Germany puts Germany first

Berlin’s paeans to multilateralism and reproaches to nationalism, however, mask a foreign policy that is often itself unilateral and nationalist. An example of such hypocrisy was unintentionally provided by Gabriel himself. Among a litany of American policies supposedly undermining the liberal international order, he included newly introduced U.S. sanctions on Moscow that may affect German gas pipelines to Russia. Such measures, Gabriel warned, “pose an existential threat to our own economic interests.”

Nord Stream is but the most blatant example of how German foreign policy forsakes its own Central and Eastern European EU and NATO allies to the benefit of Russia, an adversary that, with its seizure of Crimea, perpetrated the first armed annexation in Europe since Hitler.

A recent Pew poll of publics in NATO countries found Germans were the least likely to support defending fellow allies against Russian attack, as mandated by Article 5 of the alliance’s charter…

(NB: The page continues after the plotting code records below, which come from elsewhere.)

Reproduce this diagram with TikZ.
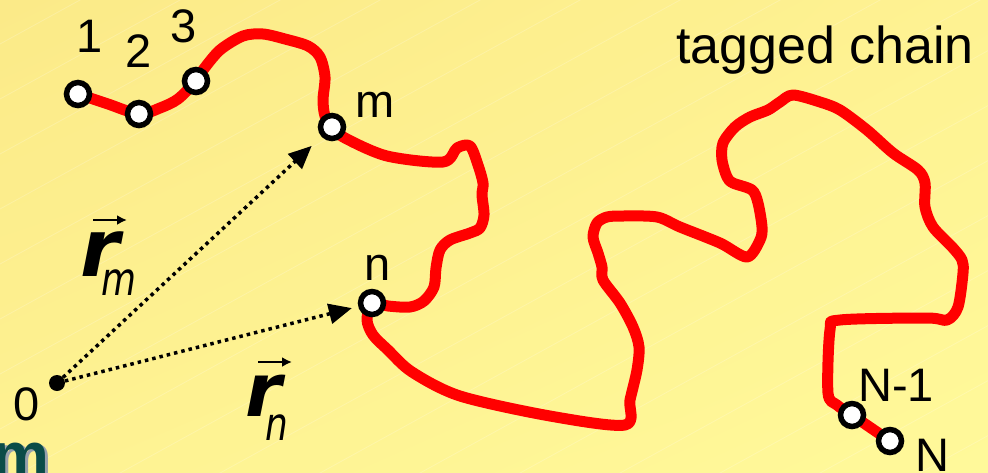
\documentclass[tikz,border=0pt]{standalone}
\usepackage{fontspec}
\setmainfont{Liberation Sans}
\newfontfamily\vecfont{DejaVu Sans}[
  BoldFont={DejaVu Sans Bold},
  ItalicFont={DejaVu Sans Oblique},
  BoldItalicFont={DejaVu Sans Bold Oblique}]
\usetikzlibrary{arrows.meta,shadings}

\definecolor{bgA}{RGB}{251,234,136}
\definecolor{bgM}{RGB}{254,242,146}
\definecolor{bgB}{RGB}{255,249,154}
\definecolor{chainred}{RGB}{255,0,0}
\definecolor{titleteal}{RGB}{10,76,72}
\definecolor{tealshadow}{RGB}{150,160,172}

\begin{document}
\begin{tikzpicture}[x=1pt,y=-1pt,
  chain/.style={draw=chainred, line width=11pt, line cap=round, line join=round},
  bead/.style={circle, draw=black, fill=white, line width=5.5pt, minimum size=23pt, inner sep=0pt},
  origin/.style={circle, fill=black, minimum size=16pt, inner sep=0pt},
  lbl/.style={inner sep=0pt, font=\fontsize{47}{56}\selectfont},
  posvec/.style={line width=3.5pt, dash pattern=on 3.5pt off 4pt,
    -{Triangle[length=23pt,width=20pt]}},
  vecarrow/.style={line width=2.4pt, -{Latex[length=10pt,width=10pt]}},
  vecsym/.style={inner sep=0pt, font=\vecfont\bfseries\itshape\fontsize{80}{90}\selectfont},
  vecsub/.style={inner sep=0pt, xscale=0.78, font=\vecfont\itshape\fontsize{46}{52}\selectfont},
  texture/.style={draw=white, line width=0.8pt, opacity=0.2}
]
\useasboundingbox (0,0) rectangle (988,472);
\clip (0,0) rectangle (988,472);

% slide background
\shade[upper left=bgA, upper right=bgM, lower left=bgM, lower right=bgB]
  (0,0) rectangle (988,472);
\foreach \k in {0,...,22}
  \draw[texture] (-20,55*\k) -- ++(1200,-660);

% bead centres
\coordinate (c1)  at (78,94);
\coordinate (c2)  at (139,114);
\coordinate (c3)  at (196,81);
\coordinate (cm)  at (332,127);
\coordinate (cn)  at (372,303);
\coordinate (cN1) at (852,415);
\coordinate (cN)  at (890,441);

% the polymer chain
\draw[chain] plot[smooth, tension=0.5] coordinates {
  (c1) (108,104) (c2) (160,108) (178,99) (c3) (203,70) (220,50) (243,36)
  (263,34) (285,39) (308,46) (320,57) (325,77) (323,100) (325,116) (cm)
  (345,138) (387,156) (443,162) (457,148) (470,146) (478,165) (483,183)
  (482,195) (484,215) (480,228) (470,233) (450,240) (440,250) (436,268)
  (434,287) (424,301) (410,307) (388,306) (cn)
  (367,320) (373,335) (388,350) (412,372) (460,396) (550,416) (625,425)
  (630,400) (637,370) (639,347) (633,327) (620,303) (603,280) (602,267)
  (598,253) (593,237) (597,223) (607,217) (623,216) (657,217) (680,227)
  (720,243) (747,257) (760,240) (762,227) (758,203) (752,190) (733,183)
  (727,177) (722,160) (723,143) (735,127) (750,117) (768,110) (780,102)
  (793,95) (820,102) (840,110) (867,130) (893,153) (918,170) (925,183)
  (925,207) (933,227) (953,248) (962,260) (963,273) (958,307) (947,320)
  (927,318) (840,320) (830,330) (828,393) (837,405) (cN1) (cN)};

% tagged monomers
\node[bead] (b1)  at (c1)  {};
\node[bead] (b2)  at (c2)  {};
\node[bead] (b3)  at (c3)  {};
\node[bead] (bm)  at (cm)  {};
\node[bead] (bn)  at (cn)  {};
\node[bead] (bN1) at (cN1) {};
\node[bead] (bN)  at (cN)  {};

% origin and position vectors
\node[origin] (o) at (57,383) {};
\draw[posvec, shorten >=13.5pt] (o) -- (bm);
\draw[posvec, shorten >=6.5pt] (o) -- (bn);

% labels
\node[lbl] (l1)  at (90,36.5)   {1};
\node[lbl] (l2)  at (138.5,51.5) {2};
\node[lbl] (l3)  at (183.5,26.5) {3};
\node[lbl] (lm)  at (375.5,104.5) {m};
\node[lbl] (ln)  at (377.5,267.5) {n};
\node[lbl] (l0)  at (26.5,404.5) {0};
\node[lbl] (lN1) at (896,385)    {N-1};
\node[lbl] (lN)  at (932.5,455)  {N};
\node[lbl, font=\fontsize{52}{60}\selectfont, anchor=base west] (title)
  at (676,63) {tagged chain};

% vector symbols r_m and r_n
\node[vecsym] (rm) at (100,254.5) {r};
\node[vecsub] (rmsub) at (119,282.5) {m};
\coordinate (rmA) at (93,220);
\coordinate (rmB) at (127,220);
\draw[vecarrow] (rmA) -- (rmB);

\node[vecsym, font=\vecfont\bfseries\itshape\fontsize{74}{84}\selectfont] (rn) at (264,396) {r};
\node[vecsub] (rnsub) at (277,428) {n};
\coordinate (rnA) at (258,362);
\coordinate (rnB) at (292,362);
\draw[vecarrow] (rnA) -- (rnB);

% fragment of the slide heading at the lower edge
\node[anchor=base east, inner sep=0pt, text=tealshadow,
  font=\bfseries\fontsize{64}{70}\selectfont] (tmshadow) at (53,479) {m};
\node[anchor=base east, inner sep=0pt, text=titleteal,
  font=\bfseries\fontsize{64}{70}\selectfont] (tm) at (50,477) {m};
\end{tikzpicture}
\end{document}
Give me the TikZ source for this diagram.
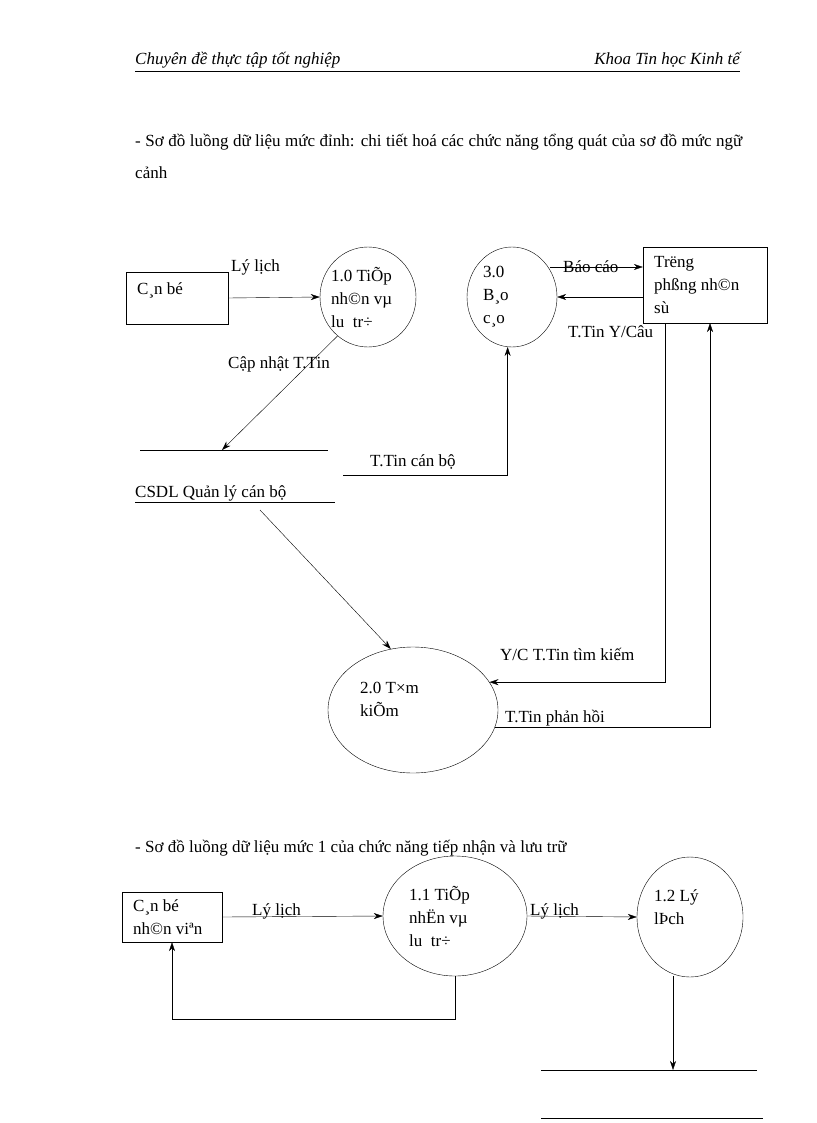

Shrouding nationalism behind a façade of internationalist rhetoric has long been a feature of post-war German foreign policy. Practitioners of Cold War Ostpolitik eventually came to see the “stability” of Communist regimes as the ne plus ultra of West German foreign policy, shunting aside the people-powered demands for change rising from below. By advocating the withdrawal of American nuclear-tipped Pershing missiles from West German soil — a move that would have put its fellow European NATO allies at risk of Russian nuclear blackmail — the West German peace movement of the early 1980s was, as a Social Democratic academic later confessed, “national in the guise of anti-nuclear.”